-- DIRECTION --
Only the lines from the start of the data through the line containing "tyk2_signal = [0.0, 0.95]" should be written out, exactly as they are, with both ends included and the pictures left out.
* start *
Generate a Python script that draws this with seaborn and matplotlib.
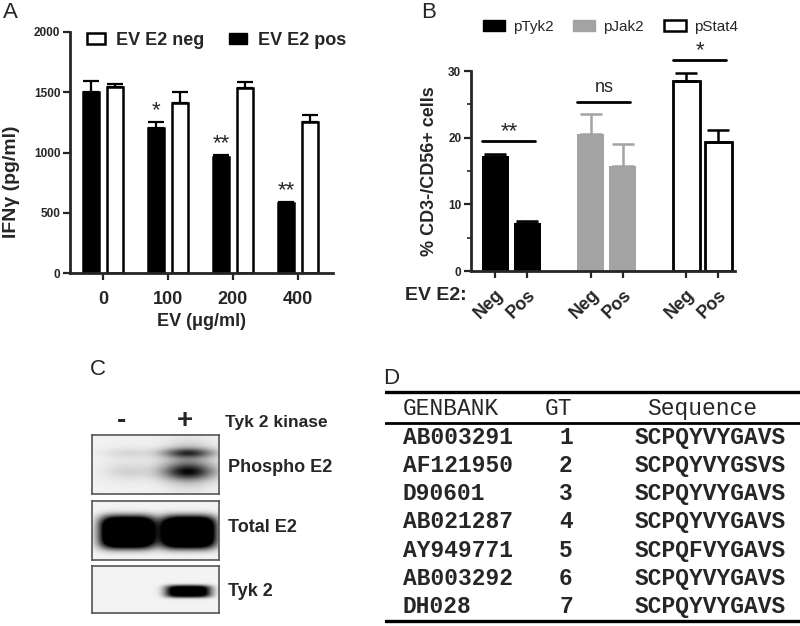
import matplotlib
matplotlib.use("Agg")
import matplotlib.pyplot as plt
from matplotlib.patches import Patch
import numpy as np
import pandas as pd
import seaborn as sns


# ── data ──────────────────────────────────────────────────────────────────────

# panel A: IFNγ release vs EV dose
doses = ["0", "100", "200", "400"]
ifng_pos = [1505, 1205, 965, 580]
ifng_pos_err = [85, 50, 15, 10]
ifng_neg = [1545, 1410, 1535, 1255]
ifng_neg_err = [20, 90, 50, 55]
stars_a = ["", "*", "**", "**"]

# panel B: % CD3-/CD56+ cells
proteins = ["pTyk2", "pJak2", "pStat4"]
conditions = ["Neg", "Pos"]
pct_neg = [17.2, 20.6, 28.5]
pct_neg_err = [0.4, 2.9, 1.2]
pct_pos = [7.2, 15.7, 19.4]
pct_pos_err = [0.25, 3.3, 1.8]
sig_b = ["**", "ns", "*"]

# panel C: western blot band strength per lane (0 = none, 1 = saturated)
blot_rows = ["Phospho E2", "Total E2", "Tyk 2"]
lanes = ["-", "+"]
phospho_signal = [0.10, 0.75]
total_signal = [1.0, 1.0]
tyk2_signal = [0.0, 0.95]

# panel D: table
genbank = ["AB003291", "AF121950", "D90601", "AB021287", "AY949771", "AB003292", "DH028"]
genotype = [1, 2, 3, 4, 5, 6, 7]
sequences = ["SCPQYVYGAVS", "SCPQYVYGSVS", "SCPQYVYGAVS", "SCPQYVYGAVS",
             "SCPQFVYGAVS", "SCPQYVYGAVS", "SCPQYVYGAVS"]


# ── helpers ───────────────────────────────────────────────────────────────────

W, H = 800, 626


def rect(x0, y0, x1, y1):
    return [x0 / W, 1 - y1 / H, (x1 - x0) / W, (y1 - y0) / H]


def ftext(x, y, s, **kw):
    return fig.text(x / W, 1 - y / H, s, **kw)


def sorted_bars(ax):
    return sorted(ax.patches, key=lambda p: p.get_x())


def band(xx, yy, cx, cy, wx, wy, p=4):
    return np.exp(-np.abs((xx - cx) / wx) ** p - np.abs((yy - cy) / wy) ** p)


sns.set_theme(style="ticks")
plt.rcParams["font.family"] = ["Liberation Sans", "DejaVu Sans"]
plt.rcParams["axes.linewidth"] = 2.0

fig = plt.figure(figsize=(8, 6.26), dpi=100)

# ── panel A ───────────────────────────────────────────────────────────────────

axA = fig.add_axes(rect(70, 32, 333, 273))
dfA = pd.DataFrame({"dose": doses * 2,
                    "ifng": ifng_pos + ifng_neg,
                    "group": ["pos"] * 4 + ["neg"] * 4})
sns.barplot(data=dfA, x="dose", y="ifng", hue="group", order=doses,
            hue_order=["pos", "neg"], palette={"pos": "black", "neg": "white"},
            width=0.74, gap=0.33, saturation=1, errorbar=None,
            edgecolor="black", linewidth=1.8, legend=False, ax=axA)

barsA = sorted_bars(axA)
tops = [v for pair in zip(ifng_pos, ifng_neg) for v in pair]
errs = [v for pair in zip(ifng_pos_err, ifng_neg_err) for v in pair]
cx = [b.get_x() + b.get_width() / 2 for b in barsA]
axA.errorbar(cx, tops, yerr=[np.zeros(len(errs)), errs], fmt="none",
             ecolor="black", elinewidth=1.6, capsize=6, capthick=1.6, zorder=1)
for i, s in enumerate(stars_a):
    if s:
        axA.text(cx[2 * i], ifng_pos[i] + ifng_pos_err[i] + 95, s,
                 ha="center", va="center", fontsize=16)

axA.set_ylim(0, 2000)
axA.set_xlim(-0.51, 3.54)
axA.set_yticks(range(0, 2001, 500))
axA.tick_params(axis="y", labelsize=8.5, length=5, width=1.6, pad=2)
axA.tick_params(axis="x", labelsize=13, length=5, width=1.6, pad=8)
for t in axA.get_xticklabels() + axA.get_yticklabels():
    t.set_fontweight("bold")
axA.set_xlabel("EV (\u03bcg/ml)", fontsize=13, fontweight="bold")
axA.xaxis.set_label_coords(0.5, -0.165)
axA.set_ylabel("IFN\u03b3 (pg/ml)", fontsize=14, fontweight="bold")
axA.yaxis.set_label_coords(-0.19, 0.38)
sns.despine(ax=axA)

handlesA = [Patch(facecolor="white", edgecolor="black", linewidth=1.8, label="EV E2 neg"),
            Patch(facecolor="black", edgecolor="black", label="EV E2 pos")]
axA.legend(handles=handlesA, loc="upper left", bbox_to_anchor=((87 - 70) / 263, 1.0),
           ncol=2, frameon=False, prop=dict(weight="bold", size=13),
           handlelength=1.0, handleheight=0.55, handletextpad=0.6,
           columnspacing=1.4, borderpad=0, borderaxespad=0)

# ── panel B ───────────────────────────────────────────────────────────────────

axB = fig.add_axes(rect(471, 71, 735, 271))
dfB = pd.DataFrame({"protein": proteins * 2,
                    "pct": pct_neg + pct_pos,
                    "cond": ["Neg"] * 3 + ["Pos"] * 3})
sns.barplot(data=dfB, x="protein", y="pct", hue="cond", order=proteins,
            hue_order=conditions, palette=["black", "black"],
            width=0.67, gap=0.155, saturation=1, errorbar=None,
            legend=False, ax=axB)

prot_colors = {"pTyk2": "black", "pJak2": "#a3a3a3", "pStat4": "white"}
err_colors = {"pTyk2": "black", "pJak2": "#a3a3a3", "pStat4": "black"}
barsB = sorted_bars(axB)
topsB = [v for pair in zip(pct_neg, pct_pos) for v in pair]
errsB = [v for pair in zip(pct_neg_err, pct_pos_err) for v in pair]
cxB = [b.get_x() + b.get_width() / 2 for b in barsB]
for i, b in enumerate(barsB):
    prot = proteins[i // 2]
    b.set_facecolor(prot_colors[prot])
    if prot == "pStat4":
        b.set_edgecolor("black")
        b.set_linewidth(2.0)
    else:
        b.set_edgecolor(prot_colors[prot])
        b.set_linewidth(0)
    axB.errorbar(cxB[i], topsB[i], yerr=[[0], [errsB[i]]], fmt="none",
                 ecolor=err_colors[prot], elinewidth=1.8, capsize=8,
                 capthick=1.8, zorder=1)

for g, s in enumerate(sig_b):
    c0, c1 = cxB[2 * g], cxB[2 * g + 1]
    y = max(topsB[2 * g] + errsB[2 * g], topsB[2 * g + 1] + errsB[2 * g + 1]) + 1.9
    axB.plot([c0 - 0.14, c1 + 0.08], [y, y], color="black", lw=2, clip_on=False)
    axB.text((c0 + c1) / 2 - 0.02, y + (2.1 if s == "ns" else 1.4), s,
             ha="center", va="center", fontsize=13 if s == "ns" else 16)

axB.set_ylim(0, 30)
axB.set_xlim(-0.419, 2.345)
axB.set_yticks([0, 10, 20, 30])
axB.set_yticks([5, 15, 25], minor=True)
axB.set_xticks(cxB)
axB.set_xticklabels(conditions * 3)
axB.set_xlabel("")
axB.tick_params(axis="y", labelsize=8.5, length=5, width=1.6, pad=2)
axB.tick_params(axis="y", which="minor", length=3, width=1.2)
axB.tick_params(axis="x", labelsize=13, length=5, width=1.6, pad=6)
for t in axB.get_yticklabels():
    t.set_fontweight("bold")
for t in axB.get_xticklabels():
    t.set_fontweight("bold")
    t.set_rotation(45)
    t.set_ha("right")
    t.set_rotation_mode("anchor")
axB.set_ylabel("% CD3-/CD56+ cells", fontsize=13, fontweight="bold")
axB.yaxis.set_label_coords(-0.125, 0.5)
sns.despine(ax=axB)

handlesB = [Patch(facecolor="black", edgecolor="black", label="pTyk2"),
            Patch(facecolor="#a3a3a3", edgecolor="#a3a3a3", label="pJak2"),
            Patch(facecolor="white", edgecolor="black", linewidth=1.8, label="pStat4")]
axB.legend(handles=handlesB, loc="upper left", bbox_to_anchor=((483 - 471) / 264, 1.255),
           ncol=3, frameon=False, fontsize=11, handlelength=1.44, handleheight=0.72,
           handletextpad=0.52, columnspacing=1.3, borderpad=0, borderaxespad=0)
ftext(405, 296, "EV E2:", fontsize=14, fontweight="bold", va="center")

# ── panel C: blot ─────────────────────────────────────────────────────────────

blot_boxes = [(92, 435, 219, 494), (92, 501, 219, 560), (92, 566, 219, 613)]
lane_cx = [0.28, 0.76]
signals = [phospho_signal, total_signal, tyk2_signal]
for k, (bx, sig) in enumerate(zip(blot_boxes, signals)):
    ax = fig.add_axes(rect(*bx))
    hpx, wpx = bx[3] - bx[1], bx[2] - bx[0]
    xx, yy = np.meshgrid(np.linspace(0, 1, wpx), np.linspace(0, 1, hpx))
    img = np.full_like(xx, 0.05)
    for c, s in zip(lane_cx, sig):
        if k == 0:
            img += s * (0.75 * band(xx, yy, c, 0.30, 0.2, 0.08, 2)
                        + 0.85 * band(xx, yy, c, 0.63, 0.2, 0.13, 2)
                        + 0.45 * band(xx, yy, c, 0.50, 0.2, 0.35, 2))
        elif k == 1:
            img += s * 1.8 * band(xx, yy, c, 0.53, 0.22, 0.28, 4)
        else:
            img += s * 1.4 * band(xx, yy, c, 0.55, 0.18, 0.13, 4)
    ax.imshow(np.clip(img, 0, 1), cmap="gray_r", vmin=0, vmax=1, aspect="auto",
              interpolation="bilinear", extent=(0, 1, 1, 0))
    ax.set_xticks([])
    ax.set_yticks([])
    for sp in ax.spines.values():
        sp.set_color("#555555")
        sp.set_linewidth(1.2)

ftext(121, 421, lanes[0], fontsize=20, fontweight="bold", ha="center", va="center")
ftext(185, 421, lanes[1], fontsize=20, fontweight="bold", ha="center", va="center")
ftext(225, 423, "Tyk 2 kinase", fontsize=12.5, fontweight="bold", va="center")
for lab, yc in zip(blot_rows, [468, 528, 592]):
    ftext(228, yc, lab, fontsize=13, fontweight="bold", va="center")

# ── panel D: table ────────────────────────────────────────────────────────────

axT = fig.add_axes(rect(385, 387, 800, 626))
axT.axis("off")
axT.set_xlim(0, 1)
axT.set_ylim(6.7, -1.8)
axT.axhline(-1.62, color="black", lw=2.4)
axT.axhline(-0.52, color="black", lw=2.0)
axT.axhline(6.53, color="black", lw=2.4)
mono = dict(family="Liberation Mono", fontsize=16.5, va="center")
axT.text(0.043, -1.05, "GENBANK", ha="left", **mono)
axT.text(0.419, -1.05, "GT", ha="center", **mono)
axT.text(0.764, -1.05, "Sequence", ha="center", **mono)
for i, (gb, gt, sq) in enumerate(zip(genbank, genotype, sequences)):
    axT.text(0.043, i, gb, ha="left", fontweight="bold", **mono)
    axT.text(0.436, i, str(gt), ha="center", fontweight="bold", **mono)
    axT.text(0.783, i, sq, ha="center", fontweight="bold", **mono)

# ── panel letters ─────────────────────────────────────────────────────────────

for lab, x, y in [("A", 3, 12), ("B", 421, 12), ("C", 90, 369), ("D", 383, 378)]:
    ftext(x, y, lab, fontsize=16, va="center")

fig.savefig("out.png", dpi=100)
* end *
-- CORRECT ANSWER --
Generate a Python script that draws this with seaborn and matplotlib.
import matplotlib
matplotlib.use("Agg")
import matplotlib.pyplot as plt
from matplotlib.patches import Patch
import numpy as np
import pandas as pd
import seaborn as sns


# ── data ──────────────────────────────────────────────────────────────────────

# panel A: IFNγ release vs EV dose
doses = ["0", "100", "200", "400"]
ifng_pos = [1505, 1205, 965, 580]
ifng_pos_err = [85, 50, 15, 10]
ifng_neg = [1545, 1410, 1535, 1255]
ifng_neg_err = [20, 90, 50, 55]
stars_a = ["", "*", "**", "**"]

# panel B: % CD3-/CD56+ cells
proteins = ["pTyk2", "pJak2", "pStat4"]
conditions = ["Neg", "Pos"]
pct_neg = [17.2, 20.6, 28.5]
pct_neg_err = [0.4, 2.9, 1.2]
pct_pos = [7.2, 15.7, 19.4]
pct_pos_err = [0.25, 3.3, 1.8]
sig_b = ["**", "ns", "*"]

# panel C: western blot band strength per lane (0 = none, 1 = saturated)
blot_rows = ["Phospho E2", "Total E2", "Tyk 2"]
lanes = ["-", "+"]
phospho_signal = [0.10, 0.75]
total_signal = [1.0, 1.0]
tyk2_signal = [0.0, 0.95]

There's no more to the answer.